Conforme el lector se va sumergiendo en el relato, la inquietud, la desazón y la angustia crecen: los abismos negros del relato se agigantan y los interrogantes se van abriendo a cuestiones cada vez más fundamentales de la existencia humana, de las sociedades en que vivimos, del destino que nos deparan, de la conciencia y el desconocimiento que tenemos de todo ello, de la vaciedad de las ilusiones que nos hacemos, del irreparable final que nos espera.

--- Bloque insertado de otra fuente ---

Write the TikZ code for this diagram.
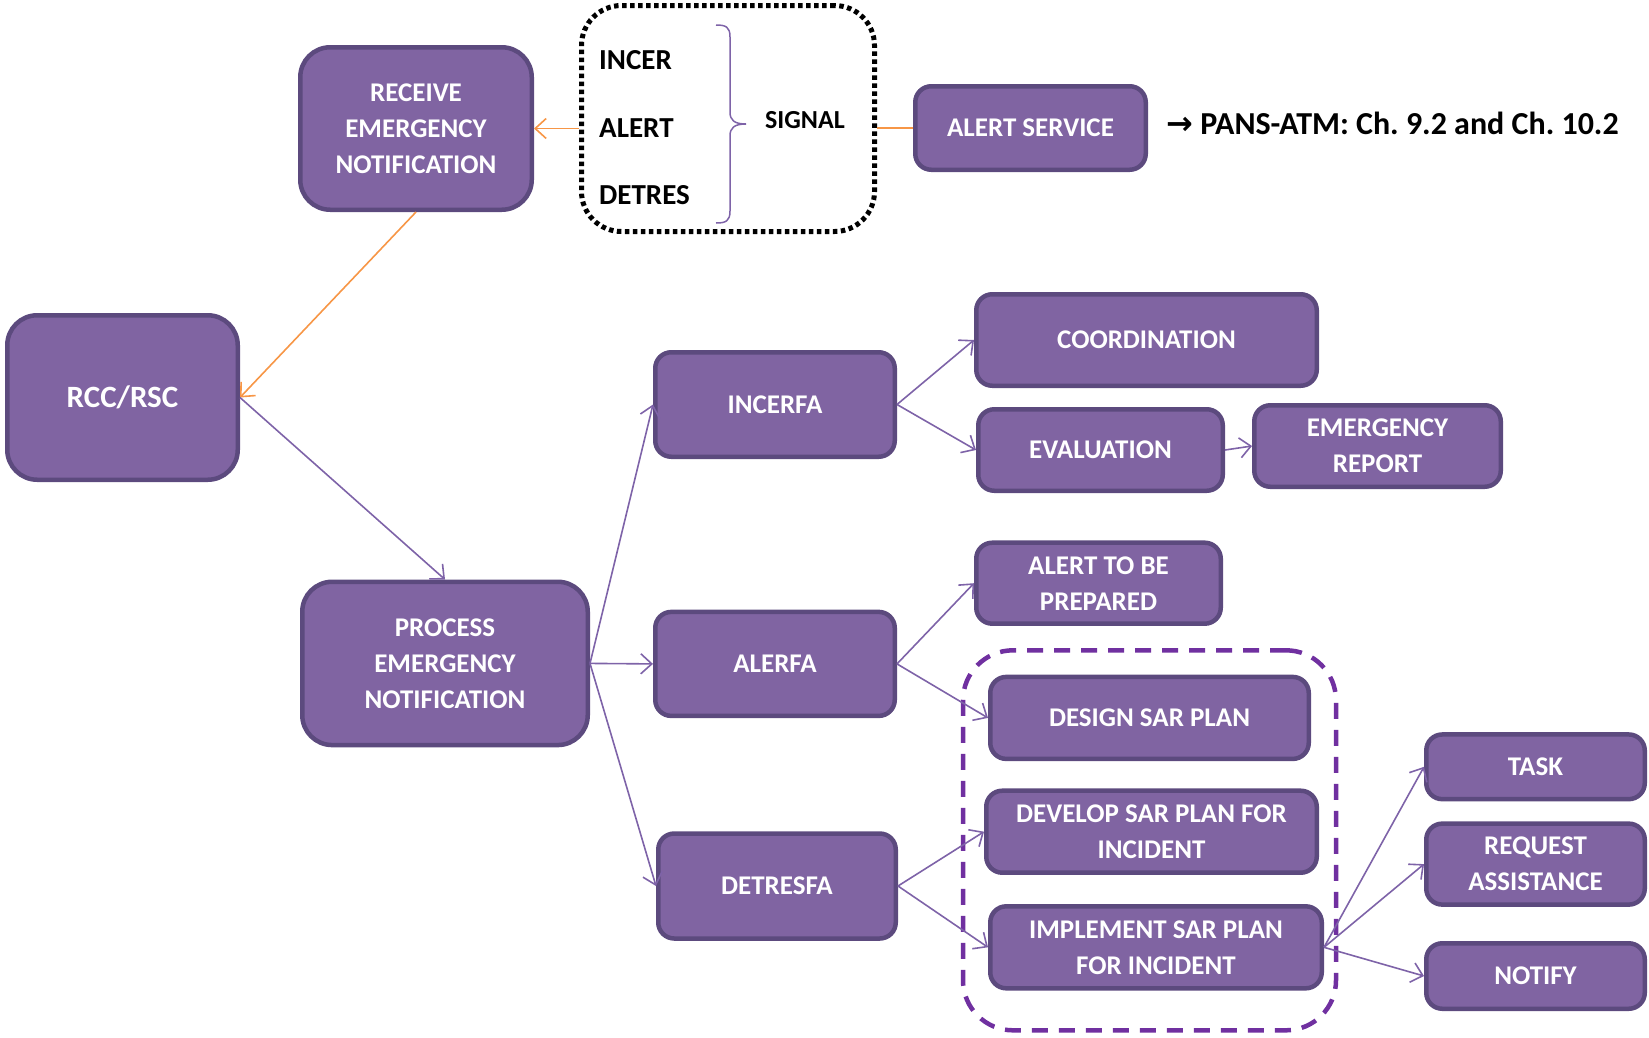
\documentclass[tikz,border=0pt]{standalone}
\usepackage{fontspec}
\setmainfont{Carlito}
\newfontfamily\dejavu{DejaVu Sans}
\usetikzlibrary{arrows.meta}
\definecolor{boxfill}{HTML}{8064A2}
\definecolor{boxline}{HTML}{5C4A7E}
\definecolor{purpleline}{HTML}{7E63A8}
\definecolor{orng}{HTML}{F79646}
\definecolor{dashpurple}{HTML}{7030A0}
\frenchspacing
\begin{document}
\begin{tikzpicture}[x=1pt,y=-1pt,
  box/.style={draw=boxline, fill=boxfill, line width=4.5pt, rounded corners=16pt, text=white,
    font=\bfseries\fontsize{27}{36}\selectfont, align=center, inner sep=0pt},
  bigbox/.style={box, rounded corners=30pt},
  barb/.style={-{Straight Barb[length=11pt,width=20pt]}},
  link/.style={draw=purpleline, line width=1.6pt, barb},
  olink/.style={draw=orng, line width=1.6pt},
  lbl/.style={text=black, font=\bfseries\fontsize{29}{29}\selectfont, inner sep=0pt}
]
\useasboundingbox (0,0) rectangle (1649,1037);

% grouping frames
\node[draw=black, line width=5pt, dash pattern=on 4.5pt off 3.5pt, rounded corners=40pt,
  minimum width=293pt, minimum height=226pt, inner sep=0pt] (sig) at (728,118.5) {};
\node[draw=dashpurple, line width=4.5pt, dash pattern=on 16pt off 11pt, rounded corners=50pt,
  minimum width=373pt, minimum height=380pt, inner sep=0pt] (sarframe) at (1149.5,840.3) {};

% boxes
\node[bigbox, minimum width=231.5pt, minimum height=162.5pt] (recv) at (416,128.5) {RECEIVE\\EMERGENCY\\NOTIFICATION};
\node[bigbox, minimum width=230.5pt, minimum height=164.5pt, font=\bfseries\fontsize{31}{36}\selectfont] (rcc) at (122.5,397.5) {RCC/RSC};
\node[box, minimum width=230.5pt, minimum height=83.5pt] (alertsvc) at (1030.5,128) {ALERT SERVICE};
\node[box, minimum width=239.5pt, minimum height=104.5pt] (incerfa) at (775,404.5) {INCERFA};
\node[box, minimum width=340.5pt, minimum height=91.5pt] (coord) at (1146.5,340) {COORDINATION};
\node[box, minimum width=244.5pt, minimum height=81.5pt] (evalu) at (1100.5,450) {EVALUATION};
\node[box, minimum width=246.5pt, minimum height=81.5pt] (emrep) at (1377.5,446) {EMERGENCY\\REPORT};
\node[bigbox, minimum width=285.5pt, minimum height=163.3pt] (proc) at (445,663.4) {PROCESS\\EMERGENCY\\NOTIFICATION};
\node[box, minimum width=239.5pt, minimum height=104pt] (alerfa) at (775,663.9) {ALERFA};
\node[box, minimum width=237.5pt, minimum height=105pt] (detresfa) at (777,886) {DETRESFA};
\node[box, minimum width=244.5pt, minimum height=81pt] (prep) at (1098.5,583.2) {ALERT TO BE\\PREPARED};
\node[box, minimum width=318.5pt, minimum height=82pt] (design) at (1149.5,717.9) {DESIGN SAR PLAN};
\node[box, minimum width=330.5pt, minimum height=82pt] (develop) at (1151.5,831.7) {DEVELOP SAR PLAN FOR\\INCIDENT};
\node[box, minimum width=331.5pt, minimum height=82pt] (implement) at (1156,947.3) {IMPLEMENT SAR PLAN\\FOR INCIDENT};
\node[box, minimum width=218.5pt, minimum height=64.7pt] (task) at (1535.5,766.8) {TASK};
\node[box, minimum width=218.5pt, minimum height=81pt] (reqass) at (1535.5,864.1) {REQUEST\\ASSISTANCE};
\node[box, minimum width=218.5pt, minimum height=65.5pt] (notify) at (1535.5,976) {NOTIFY};

% signal texts
\node[lbl, anchor=west] (incer) at (599,60) {INCER};
\node[lbl, anchor=west] (alert) at (599,128) {ALERT};
\node[lbl, anchor=west] (detres) at (599,195) {DETRES};
\draw[draw=purpleline, line width=1.5pt]
  (716,25) .. controls (726,25) and (730,27) .. (730,37) -- (730,112)
  .. controls (730,120) and (734,124) .. (746,124)
  .. controls (734,124) and (730,128) .. (730,136) -- (730,211)
  .. controls (730,221) and (726,223) .. (716,223);
\node[lbl, font=\bfseries\fontsize{26}{26}\selectfont] (signal) at (805,120) {SIGNAL};
\node[lbl, anchor=west, font=\bfseries\fontsize{32}{32}\selectfont] (pans) at (1166,123) {{\dejavu\bfseries →} PANS-ATM: Ch. 9.2 and Ch. 10.2};

% connectors
\draw[olink, barb] (sig.west |- recv.east) -- (recv.east);
\draw[olink] (alertsvc.west) -- (sig.east |- alertsvc.west);
\draw[olink, barb] (recv.south) -- (rcc.east);
\draw[link] (rcc.east) -- (proc.north);
\draw[link] (proc.east) -- (incerfa.west);
\draw[link] (proc.east) -- (alerfa.west);
\draw[link] (proc.east) -- (detresfa.west);
\draw[link] (incerfa.east) -- (coord.west);
\draw[link] (incerfa.east) -- (evalu.west);
\draw[link] (evalu.east) -- (emrep.west);
\draw[link] (alerfa.east) -- (prep.west);
\draw[link] (alerfa.east) -- (design.west);
\draw[link] (detresfa.east) -- (develop.west);
\draw[link] (detresfa.east) -- (implement.west);
\draw[link] (implement.east) -- (task.west);
\draw[link] (implement.east) -- (reqass.west);
\draw[link] (implement.east) -- (notify.west);
\end{tikzpicture}
\end{document}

Ishiguro ni siquiera lo sugiere. Pero no es difícil leer entre líneas la posibilidad que todos tenemos de ser o haber sido, de alguna forma, «pupilos» de Hailsham. Como ellos, todos aceptamos formas de engaño y sumisión; todos tenemos una visión limitada y confusa de la realidad; todos aceptamos simulacros… Y en cierta forma, casi todos asumimos con estoicismo y resignación -como hacen los pupilos de Hailsham- el destino de renuncia y sacrificio que se nos prepara. ¿Es ese destino resignado lo que Ishiguro quiere resaltar, es decir, se trata de una novela «fatalista»? Todo está abierto a la interpretación en esta obra, en la que el ritmo sinuoso y elegante de la prosa está permanentemente rodeado y envuelto de una densísima niebla, y en la que el flujo temporal, pausado pero constante, con el que avanza el relato está repleto de pequeños fogonazos que iluminan, por breves segundos, auténticos agujeros negros.

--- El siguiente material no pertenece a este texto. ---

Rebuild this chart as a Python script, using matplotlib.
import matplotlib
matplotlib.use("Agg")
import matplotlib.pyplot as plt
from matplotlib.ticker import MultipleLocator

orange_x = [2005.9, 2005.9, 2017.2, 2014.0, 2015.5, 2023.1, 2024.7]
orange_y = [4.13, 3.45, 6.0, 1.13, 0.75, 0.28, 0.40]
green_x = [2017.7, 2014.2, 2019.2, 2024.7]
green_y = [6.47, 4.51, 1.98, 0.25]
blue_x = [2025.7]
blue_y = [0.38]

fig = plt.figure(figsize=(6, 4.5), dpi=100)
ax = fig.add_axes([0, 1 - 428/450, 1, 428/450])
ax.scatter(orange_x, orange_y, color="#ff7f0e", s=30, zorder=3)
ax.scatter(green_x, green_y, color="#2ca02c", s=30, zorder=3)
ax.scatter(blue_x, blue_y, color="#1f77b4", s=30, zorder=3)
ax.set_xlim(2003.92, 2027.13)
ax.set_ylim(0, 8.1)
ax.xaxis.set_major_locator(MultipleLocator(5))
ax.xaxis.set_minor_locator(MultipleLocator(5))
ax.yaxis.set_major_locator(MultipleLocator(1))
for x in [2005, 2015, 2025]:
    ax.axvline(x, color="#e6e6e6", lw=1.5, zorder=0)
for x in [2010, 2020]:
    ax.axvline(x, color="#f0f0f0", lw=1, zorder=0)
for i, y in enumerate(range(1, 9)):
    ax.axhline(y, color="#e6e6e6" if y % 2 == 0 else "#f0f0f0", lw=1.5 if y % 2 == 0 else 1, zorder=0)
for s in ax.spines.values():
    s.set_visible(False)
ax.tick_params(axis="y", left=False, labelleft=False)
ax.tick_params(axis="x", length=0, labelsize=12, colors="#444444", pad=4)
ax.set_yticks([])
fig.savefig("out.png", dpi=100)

Estamos, pues, ante un libro intenso, diferente, de los que duelen, de esos que, como requería Kafka, son «un hacha para romper el mar helado que llevamos dentro».

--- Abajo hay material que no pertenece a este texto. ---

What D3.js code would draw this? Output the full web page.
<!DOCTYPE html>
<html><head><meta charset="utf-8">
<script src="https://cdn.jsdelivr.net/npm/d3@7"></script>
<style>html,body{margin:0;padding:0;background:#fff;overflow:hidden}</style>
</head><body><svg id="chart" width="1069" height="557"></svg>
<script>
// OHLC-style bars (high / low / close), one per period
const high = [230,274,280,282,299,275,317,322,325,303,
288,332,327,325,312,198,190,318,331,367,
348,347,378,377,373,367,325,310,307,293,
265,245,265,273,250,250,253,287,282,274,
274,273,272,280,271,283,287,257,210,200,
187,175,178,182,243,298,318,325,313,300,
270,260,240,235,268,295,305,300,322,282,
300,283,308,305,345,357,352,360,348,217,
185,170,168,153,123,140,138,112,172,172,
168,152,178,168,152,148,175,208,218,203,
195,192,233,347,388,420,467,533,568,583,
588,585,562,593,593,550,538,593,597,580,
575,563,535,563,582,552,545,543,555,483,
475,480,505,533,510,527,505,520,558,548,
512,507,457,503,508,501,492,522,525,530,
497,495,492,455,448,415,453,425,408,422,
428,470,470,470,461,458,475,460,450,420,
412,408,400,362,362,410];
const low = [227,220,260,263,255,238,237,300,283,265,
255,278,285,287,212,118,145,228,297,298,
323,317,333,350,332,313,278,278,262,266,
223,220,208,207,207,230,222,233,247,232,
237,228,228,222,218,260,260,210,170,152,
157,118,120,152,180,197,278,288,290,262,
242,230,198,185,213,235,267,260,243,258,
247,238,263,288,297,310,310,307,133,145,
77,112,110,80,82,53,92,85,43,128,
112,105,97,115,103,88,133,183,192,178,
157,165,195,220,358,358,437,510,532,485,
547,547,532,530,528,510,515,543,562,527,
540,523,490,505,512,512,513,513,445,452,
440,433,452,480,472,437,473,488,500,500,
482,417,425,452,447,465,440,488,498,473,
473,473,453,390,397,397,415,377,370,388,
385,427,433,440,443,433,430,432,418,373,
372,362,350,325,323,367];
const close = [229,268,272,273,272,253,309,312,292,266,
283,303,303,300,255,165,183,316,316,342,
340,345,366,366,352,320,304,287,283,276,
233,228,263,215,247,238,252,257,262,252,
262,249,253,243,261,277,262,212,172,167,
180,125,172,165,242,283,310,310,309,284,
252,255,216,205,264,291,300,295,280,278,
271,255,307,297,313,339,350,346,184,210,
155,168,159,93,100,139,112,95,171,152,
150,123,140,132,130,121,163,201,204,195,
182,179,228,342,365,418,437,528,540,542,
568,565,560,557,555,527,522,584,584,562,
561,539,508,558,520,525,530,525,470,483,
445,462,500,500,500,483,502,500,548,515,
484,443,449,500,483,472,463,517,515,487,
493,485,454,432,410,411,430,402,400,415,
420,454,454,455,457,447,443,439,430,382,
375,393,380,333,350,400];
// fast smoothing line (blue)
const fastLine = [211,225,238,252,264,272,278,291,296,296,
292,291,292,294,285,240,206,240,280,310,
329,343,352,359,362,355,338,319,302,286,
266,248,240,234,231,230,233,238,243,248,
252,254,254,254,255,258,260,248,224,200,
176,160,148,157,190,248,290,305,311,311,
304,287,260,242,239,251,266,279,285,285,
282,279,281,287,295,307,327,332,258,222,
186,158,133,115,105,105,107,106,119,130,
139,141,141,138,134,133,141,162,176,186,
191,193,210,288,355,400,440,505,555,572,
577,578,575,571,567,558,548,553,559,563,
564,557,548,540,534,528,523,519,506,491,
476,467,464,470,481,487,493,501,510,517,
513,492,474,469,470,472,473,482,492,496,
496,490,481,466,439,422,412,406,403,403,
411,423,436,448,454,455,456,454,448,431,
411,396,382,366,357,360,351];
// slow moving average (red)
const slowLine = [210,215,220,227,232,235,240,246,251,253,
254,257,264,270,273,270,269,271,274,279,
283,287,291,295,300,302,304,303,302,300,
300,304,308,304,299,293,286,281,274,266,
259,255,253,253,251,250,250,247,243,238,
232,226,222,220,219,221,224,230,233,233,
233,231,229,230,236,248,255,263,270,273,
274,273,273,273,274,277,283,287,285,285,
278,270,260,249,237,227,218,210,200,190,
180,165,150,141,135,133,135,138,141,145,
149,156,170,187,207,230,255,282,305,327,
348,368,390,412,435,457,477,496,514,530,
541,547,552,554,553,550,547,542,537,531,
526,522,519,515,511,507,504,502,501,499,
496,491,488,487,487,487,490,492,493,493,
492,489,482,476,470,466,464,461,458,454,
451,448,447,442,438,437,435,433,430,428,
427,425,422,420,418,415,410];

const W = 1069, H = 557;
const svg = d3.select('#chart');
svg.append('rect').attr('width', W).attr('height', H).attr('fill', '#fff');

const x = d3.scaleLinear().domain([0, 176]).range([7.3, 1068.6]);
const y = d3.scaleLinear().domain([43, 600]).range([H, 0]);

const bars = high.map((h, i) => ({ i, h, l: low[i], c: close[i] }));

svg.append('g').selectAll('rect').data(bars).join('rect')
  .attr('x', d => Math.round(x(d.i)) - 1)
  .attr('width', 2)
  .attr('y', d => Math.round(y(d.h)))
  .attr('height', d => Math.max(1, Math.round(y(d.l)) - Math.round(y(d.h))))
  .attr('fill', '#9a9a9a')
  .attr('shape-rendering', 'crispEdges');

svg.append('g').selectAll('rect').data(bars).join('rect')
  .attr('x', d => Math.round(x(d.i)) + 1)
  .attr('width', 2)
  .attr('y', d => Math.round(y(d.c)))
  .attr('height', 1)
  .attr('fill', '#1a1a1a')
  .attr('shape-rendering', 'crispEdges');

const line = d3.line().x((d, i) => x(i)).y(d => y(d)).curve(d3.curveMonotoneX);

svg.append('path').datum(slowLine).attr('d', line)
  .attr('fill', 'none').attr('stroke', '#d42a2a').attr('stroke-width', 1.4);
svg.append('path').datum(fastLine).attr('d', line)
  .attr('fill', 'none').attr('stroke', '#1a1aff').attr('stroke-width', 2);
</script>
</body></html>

Se ha dicho que el libro es «una alegoría de la inmanente orfandad del individuo». Pero yo no creo que se trate sólo de una fábula «existencialista». Ishiguro no habla sólo de destinos indivuales ni de la condición humana en sentido abstracto. Aunque los poderosos mecanismos sociales y de clase que articulan y fijan el destino de las ingentes masas no aparecen descritos, ni siquiera insinuados, en ningún momento de la novela, y permanecen ocultos tras las poderosas sombras de los imponentes bosques que rodean Hailsam, cualquier lector mínimamente atento e inteligente puede darles la forma y el nombre que le corresponden. Al final, la fábula de Ishiguro, como las de Kafka, es una fábula sobre el poder, y sobre lo que el poder hace con la gente.